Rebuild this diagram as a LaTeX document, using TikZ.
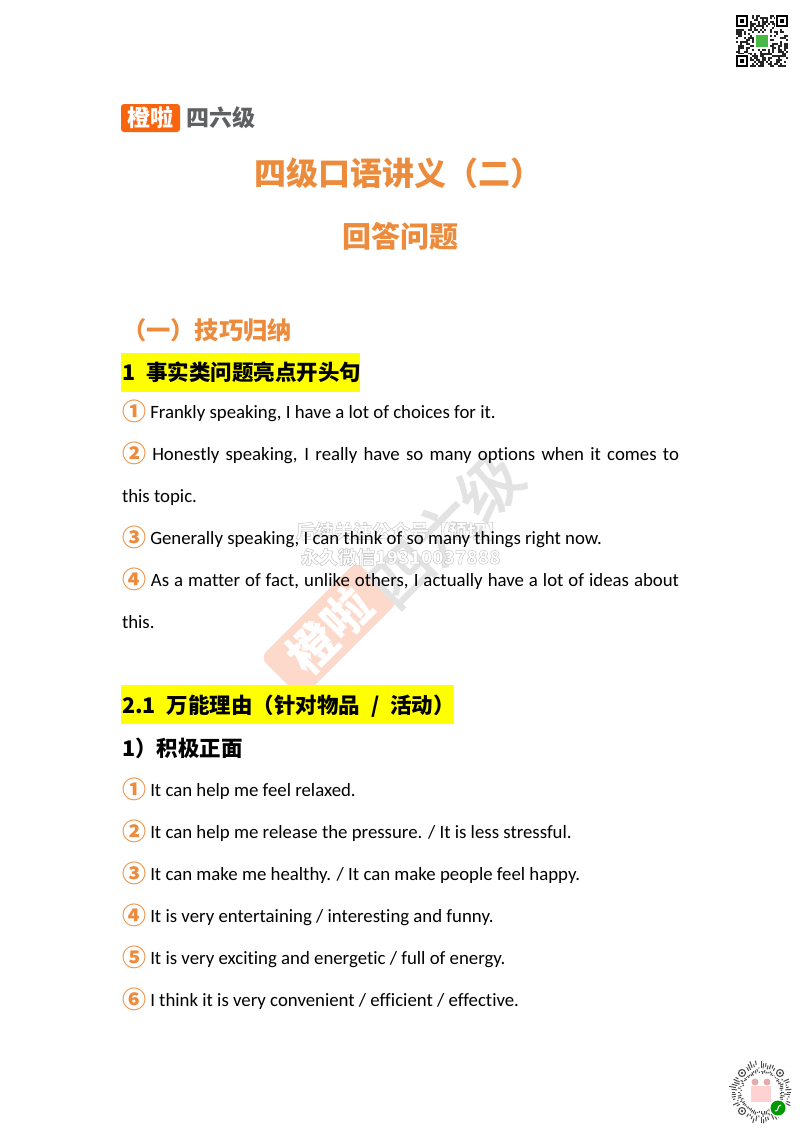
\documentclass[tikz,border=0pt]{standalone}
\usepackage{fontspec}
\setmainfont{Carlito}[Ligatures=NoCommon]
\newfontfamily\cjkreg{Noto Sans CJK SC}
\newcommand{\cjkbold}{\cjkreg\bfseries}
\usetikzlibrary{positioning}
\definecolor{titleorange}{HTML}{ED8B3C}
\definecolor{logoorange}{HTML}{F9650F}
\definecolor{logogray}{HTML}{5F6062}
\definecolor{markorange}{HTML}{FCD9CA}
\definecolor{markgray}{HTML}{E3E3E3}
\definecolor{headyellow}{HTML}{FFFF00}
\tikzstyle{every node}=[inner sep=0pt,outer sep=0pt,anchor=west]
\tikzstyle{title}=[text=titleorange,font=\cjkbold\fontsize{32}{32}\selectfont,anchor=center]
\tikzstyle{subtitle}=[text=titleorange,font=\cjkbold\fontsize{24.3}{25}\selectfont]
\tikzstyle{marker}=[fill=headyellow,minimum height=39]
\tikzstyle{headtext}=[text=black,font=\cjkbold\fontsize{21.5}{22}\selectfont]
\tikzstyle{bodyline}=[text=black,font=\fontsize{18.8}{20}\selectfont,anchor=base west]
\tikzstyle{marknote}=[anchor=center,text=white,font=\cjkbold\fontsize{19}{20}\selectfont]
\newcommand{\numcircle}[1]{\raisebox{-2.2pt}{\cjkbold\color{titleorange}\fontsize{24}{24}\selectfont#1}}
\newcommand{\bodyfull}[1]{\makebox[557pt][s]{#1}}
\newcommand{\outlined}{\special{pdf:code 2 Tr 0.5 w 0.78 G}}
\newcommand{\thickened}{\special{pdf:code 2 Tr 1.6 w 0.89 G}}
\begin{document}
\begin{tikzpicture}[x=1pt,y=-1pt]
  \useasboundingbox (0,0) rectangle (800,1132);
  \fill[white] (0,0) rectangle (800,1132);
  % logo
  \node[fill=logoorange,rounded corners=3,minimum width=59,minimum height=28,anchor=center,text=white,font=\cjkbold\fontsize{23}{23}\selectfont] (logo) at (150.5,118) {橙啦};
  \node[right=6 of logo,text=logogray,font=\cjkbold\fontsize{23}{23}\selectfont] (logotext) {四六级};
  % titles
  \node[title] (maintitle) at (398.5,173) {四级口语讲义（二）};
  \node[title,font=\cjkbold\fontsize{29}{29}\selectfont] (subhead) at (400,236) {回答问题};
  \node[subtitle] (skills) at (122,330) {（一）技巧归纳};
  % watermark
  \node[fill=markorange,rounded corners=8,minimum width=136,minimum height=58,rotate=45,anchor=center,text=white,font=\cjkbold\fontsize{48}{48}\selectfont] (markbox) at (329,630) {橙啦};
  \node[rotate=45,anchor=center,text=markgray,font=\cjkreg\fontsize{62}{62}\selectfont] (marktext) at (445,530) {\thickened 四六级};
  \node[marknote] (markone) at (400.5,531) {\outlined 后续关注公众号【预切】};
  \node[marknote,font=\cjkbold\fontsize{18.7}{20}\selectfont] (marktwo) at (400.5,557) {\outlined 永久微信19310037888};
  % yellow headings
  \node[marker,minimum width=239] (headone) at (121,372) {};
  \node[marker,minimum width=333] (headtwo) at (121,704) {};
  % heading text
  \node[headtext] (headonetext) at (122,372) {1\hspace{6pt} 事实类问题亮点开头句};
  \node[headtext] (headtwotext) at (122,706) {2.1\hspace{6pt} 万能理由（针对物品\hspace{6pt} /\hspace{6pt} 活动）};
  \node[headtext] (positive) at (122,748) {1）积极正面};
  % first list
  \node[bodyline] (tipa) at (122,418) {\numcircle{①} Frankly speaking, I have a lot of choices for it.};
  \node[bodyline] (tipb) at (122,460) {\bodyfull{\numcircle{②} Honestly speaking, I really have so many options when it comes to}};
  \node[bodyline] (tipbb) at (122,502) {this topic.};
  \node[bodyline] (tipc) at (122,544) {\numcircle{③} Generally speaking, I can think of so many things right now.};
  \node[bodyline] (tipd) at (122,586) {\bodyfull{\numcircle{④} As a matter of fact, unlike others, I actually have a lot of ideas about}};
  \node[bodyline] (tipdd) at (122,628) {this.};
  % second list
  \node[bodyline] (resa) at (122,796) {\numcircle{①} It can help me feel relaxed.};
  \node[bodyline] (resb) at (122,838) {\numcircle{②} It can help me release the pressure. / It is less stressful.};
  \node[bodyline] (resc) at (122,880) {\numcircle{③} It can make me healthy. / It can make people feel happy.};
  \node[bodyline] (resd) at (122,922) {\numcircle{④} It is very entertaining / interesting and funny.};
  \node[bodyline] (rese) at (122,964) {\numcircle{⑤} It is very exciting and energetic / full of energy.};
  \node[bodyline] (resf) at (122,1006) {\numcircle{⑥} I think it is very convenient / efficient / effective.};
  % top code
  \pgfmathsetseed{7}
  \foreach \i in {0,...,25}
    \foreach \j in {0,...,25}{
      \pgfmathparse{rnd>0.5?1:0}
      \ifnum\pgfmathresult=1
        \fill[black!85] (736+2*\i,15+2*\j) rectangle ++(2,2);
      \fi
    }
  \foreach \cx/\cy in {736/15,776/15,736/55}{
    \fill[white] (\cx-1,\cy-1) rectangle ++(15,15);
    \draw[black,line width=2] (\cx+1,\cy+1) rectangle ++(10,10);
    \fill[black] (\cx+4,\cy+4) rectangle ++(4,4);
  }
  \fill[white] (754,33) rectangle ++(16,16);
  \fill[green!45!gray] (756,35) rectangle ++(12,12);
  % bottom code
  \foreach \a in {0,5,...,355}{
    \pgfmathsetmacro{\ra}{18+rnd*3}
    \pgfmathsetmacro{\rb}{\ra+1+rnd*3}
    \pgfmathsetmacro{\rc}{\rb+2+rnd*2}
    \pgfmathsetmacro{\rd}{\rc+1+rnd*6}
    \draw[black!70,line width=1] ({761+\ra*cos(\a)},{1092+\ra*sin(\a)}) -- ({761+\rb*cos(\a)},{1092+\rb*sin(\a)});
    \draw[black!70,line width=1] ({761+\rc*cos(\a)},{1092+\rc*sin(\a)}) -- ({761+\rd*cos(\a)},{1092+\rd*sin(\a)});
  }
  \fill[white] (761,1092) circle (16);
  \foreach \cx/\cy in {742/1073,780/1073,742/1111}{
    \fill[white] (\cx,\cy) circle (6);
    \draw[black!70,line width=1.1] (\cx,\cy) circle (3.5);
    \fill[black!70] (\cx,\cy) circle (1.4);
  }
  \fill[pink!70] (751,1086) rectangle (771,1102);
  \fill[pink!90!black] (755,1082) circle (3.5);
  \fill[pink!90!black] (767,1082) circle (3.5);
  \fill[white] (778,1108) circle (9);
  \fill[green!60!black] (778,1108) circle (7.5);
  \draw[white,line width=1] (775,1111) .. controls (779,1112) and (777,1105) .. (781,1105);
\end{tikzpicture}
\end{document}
——————————
#### What is expected
Reproduce the data above in full, exactly as it is, with the pictures left out.

#### Completed exercise
Rebuild this diagram as a LaTeX document, using TikZ.
\documentclass[tikz,border=0pt]{standalone}
\usepackage{fontspec}
\setmainfont{Carlito}[Ligatures=NoCommon]
\newfontfamily\cjkreg{Noto Sans CJK SC}
\newcommand{\cjkbold}{\cjkreg\bfseries}
\usetikzlibrary{positioning}
\definecolor{titleorange}{HTML}{ED8B3C}
\definecolor{logoorange}{HTML}{F9650F}
\definecolor{logogray}{HTML}{5F6062}
\definecolor{markorange}{HTML}{FCD9CA}
\definecolor{markgray}{HTML}{E3E3E3}
\definecolor{headyellow}{HTML}{FFFF00}
\tikzstyle{every node}=[inner sep=0pt,outer sep=0pt,anchor=west]
\tikzstyle{title}=[text=titleorange,font=\cjkbold\fontsize{32}{32}\selectfont,anchor=center]
\tikzstyle{subtitle}=[text=titleorange,font=\cjkbold\fontsize{24.3}{25}\selectfont]
\tikzstyle{marker}=[fill=headyellow,minimum height=39]
\tikzstyle{headtext}=[text=black,font=\cjkbold\fontsize{21.5}{22}\selectfont]
\tikzstyle{bodyline}=[text=black,font=\fontsize{18.8}{20}\selectfont,anchor=base west]
\tikzstyle{marknote}=[anchor=center,text=white,font=\cjkbold\fontsize{19}{20}\selectfont]
\newcommand{\numcircle}[1]{\raisebox{-2.2pt}{\cjkbold\color{titleorange}\fontsize{24}{24}\selectfont#1}}
\newcommand{\bodyfull}[1]{\makebox[557pt][s]{#1}}
\newcommand{\outlined}{\special{pdf:code 2 Tr 0.5 w 0.78 G}}
\newcommand{\thickened}{\special{pdf:code 2 Tr 1.6 w 0.89 G}}
\begin{document}
\begin{tikzpicture}[x=1pt,y=-1pt]
  \useasboundingbox (0,0) rectangle (800,1132);
  \fill[white] (0,0) rectangle (800,1132);
  % logo
  \node[fill=logoorange,rounded corners=3,minimum width=59,minimum height=28,anchor=center,text=white,font=\cjkbold\fontsize{23}{23}\selectfont] (logo) at (150.5,118) {橙啦};
  \node[right=6 of logo,text=logogray,font=\cjkbold\fontsize{23}{23}\selectfont] (logotext) {四六级};
  % titles
  \node[title] (maintitle) at (398.5,173) {四级口语讲义（二）};
  \node[title,font=\cjkbold\fontsize{29}{29}\selectfont] (subhead) at (400,236) {回答问题};
  \node[subtitle] (skills) at (122,330) {（一）技巧归纳};
  % watermark
  \node[fill=markorange,rounded corners=8,minimum width=136,minimum height=58,rotate=45,anchor=center,text=white,font=\cjkbold\fontsize{48}{48}\selectfont] (markbox) at (329,630) {橙啦};
  \node[rotate=45,anchor=center,text=markgray,font=\cjkreg\fontsize{62}{62}\selectfont] (marktext) at (445,530) {\thickened 四六级};
  \node[marknote] (markone) at (400.5,531) {\outlined 后续关注公众号【预切】};
  \node[marknote,font=\cjkbold\fontsize{18.7}{20}\selectfont] (marktwo) at (400.5,557) {\outlined 永久微信19310037888};
  % yellow headings
  \node[marker,minimum width=239] (headone) at (121,372) {};
  \node[marker,minimum width=333] (headtwo) at (121,704) {};
  % heading text
  \node[headtext] (headonetext) at (122,372) {1\hspace{6pt} 事实类问题亮点开头句};
  \node[headtext] (headtwotext) at (122,706) {2.1\hspace{6pt} 万能理由（针对物品\hspace{6pt} /\hspace{6pt} 活动）};
  \node[headtext] (positive) at (122,748) {1）积极正面};
  % first list
  \node[bodyline] (tipa) at (122,418) {\numcircle{①} Frankly speaking, I have a lot of choices for it.};
  \node[bodyline] (tipb) at (122,460) {\bodyfull{\numcircle{②} Honestly speaking, I really have so many options when it comes to}};
  \node[bodyline] (tipbb) at (122,502) {this topic.};
  \node[bodyline] (tipc) at (122,544) {\numcircle{③} Generally speaking, I can think of so many things right now.};
  \node[bodyline] (tipd) at (122,586) {\bodyfull{\numcircle{④} As a matter of fact, unlike others, I actually have a lot of ideas about}};
  \node[bodyline] (tipdd) at (122,628) {this.};
  % second list
  \node[bodyline] (resa) at (122,796) {\numcircle{①} It can help me feel relaxed.};
  \node[bodyline] (resb) at (122,838) {\numcircle{②} It can help me release the pressure. / It is less stressful.};
  \node[bodyline] (resc) at (122,880) {\numcircle{③} It can make me healthy. / It can make people feel happy.};
  \node[bodyline] (resd) at (122,922) {\numcircle{④} It is very entertaining / interesting and funny.};
  \node[bodyline] (rese) at (122,964) {\numcircle{⑤} It is very exciting and energetic / full of energy.};
  \node[bodyline] (resf) at (122,1006) {\numcircle{⑥} I think it is very convenient / efficient / effective.};
  % top code
  \pgfmathsetseed{7}
  \foreach \i in {0,...,25}
    \foreach \j in {0,...,25}{
      \pgfmathparse{rnd>0.5?1:0}
      \ifnum\pgfmathresult=1
        \fill[black!85] (736+2*\i,15+2*\j) rectangle ++(2,2);
      \fi
    }
  \foreach \cx/\cy in {736/15,776/15,736/55}{
    \fill[white] (\cx-1,\cy-1) rectangle ++(15,15);
    \draw[black,line width=2] (\cx+1,\cy+1) rectangle ++(10,10);
    \fill[black] (\cx+4,\cy+4) rectangle ++(4,4);
  }
  \fill[white] (754,33) rectangle ++(16,16);
  \fill[green!45!gray] (756,35) rectangle ++(12,12);
  % bottom code
  \foreach \a in {0,5,...,355}{
    \pgfmathsetmacro{\ra}{18+rnd*3}
    \pgfmathsetmacro{\rb}{\ra+1+rnd*3}
    \pgfmathsetmacro{\rc}{\rb+2+rnd*2}
    \pgfmathsetmacro{\rd}{\rc+1+rnd*6}
    \draw[black!70,line width=1] ({761+\ra*cos(\a)},{1092+\ra*sin(\a)}) -- ({761+\rb*cos(\a)},{1092+\rb*sin(\a)});
    \draw[black!70,line width=1] ({761+\rc*cos(\a)},{1092+\rc*sin(\a)}) -- ({761+\rd*cos(\a)},{1092+\rd*sin(\a)});
  }
  \fill[white] (761,1092) circle (16);
  \foreach \cx/\cy in {742/1073,780/1073,742/1111}{
    \fill[white] (\cx,\cy) circle (6);
    \draw[black!70,line width=1.1] (\cx,\cy) circle (3.5);
    \fill[black!70] (\cx,\cy) circle (1.4);
  }
  \fill[pink!70] (751,1086) rectangle (771,1102);
  \fill[pink!90!black] (755,1082) circle (3.5);
  \fill[pink!90!black] (767,1082) circle (3.5);
  \fill[white] (778,1108) circle (9);
  \fill[green!60!black] (778,1108) circle (7.5);
  \draw[white,line width=1] (775,1111) .. controls (779,1112) and (777,1105) .. (781,1105);
\end{tikzpicture}
\end{document}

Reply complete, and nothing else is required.